Make a Difference (MAD), a voluntary organization of college students, recently organized a camp for 200 boys from three orphanages in the Capital. This empowerment camp, at the Best Western Resort in Gurgaon, was an uplifting experience for the boys —whose only exposure outside shelter and school is the streets of Delhi.
The Delhi Green Camp included sessions on entrepreneurship, health and adventure. The entrepreneurship sessions to educate the boys, from classes 7 to 10, on employment opportunities was conducted by professionals from firms like General Electric and Corporate Executive Board.
MAD volunteers constructed a wall where rappelling exercises were conduct, much to the delight of the young boys. The children also constructed miniature houses with cardboard.
The camp was a culmination of a two-month long fund raising drive by 250-odd MAD volunteers of Delhi. For the volunteers, themselves only a few years elder than the boys, it was a great learning experience—living and working with the young leaders.
MAD works in 23 cities in India and boasts almost 5000 members. In Delhi they claim to cater to 600 children in five orphanages and shelters.
One of their main campaigns are English classes, conducted by college students on weekends. Students dedicate three hours each every weekend to teach English to underprivileged children.
These children go to Hindi medium schools during the week, but are weak in English. Children are grouped according to their English proficiency and taught English courses prescribed by the Cambridge University Press, MAD sources say.
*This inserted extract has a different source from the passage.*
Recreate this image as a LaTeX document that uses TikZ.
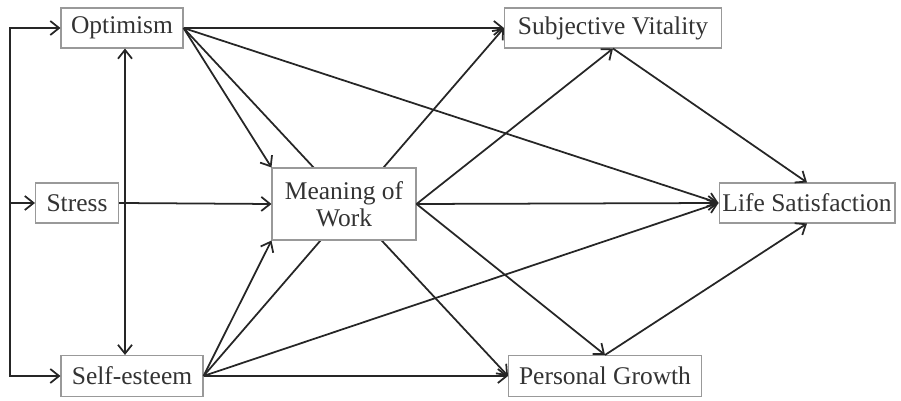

MAD also conducts placement sessions with experts from various fields. As part of this they visit police stations and technology firms. Google participated in an internet awareness programme by MAD, a couple of months back.
“In collaboration with Bookwallah— a non-profit that delivers books to underprivileged youth—MAD has set up a library each in the Arya Bal Griha and Bachchon ka Ghar in Daryaganj. MAD volunteers physically constructed the spaces and painted them,” says the organisation’s vice president for public relations Ritika Taneja.